Concetto Pozzati
Concetto Pozzati (Vò di Padova, Italy, 1935 — Bologna, Italy, 2017).
A leading figure of Nouvelle Figuration in the second half of the 1950s, Concetto Pozzati subsequently became one of the major exponents of Italian and European Pop Art. From the 1960s onwards, his visual language—defined by continuous blends, contaminations, and cultural intersections—became increasingly individual and recognizable. Pozzati’s approach remained consistently critical and biting; his work demands a "slow reading" that intentionally triggers intrigue and questioning. He is renowned for his pictorial cycles, most notably "Torture" (2004), in which the artist himself declared that the time for irony and desecration had passed, making way for a time of tragedy, and "De-Posizioni" (2006), in which he places a "body" within an unusual space—an "other" place—arranging it in different "positions" as if to remove all sense of theatricality.
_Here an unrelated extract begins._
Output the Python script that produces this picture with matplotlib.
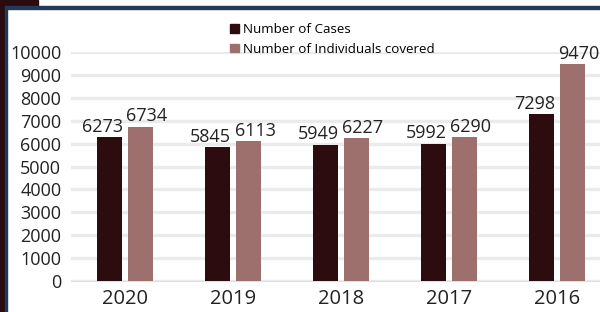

Throughout his career, he participated in major international exhibitions, including the Venice Biennale (1964, 1972, 1982, 2007), the São Paulo Art Biennial in 1963, the Tokyo Biennial in 1963 and 1994, documenta in Kassel in 1964, and the Paris Biennale in 1969, as well as major Italian exhibitions held in Mexico City, Vienna, Barcelona, Chicago, Paris, London, Kyoto, Frankfurt, Berlin, and Marseille.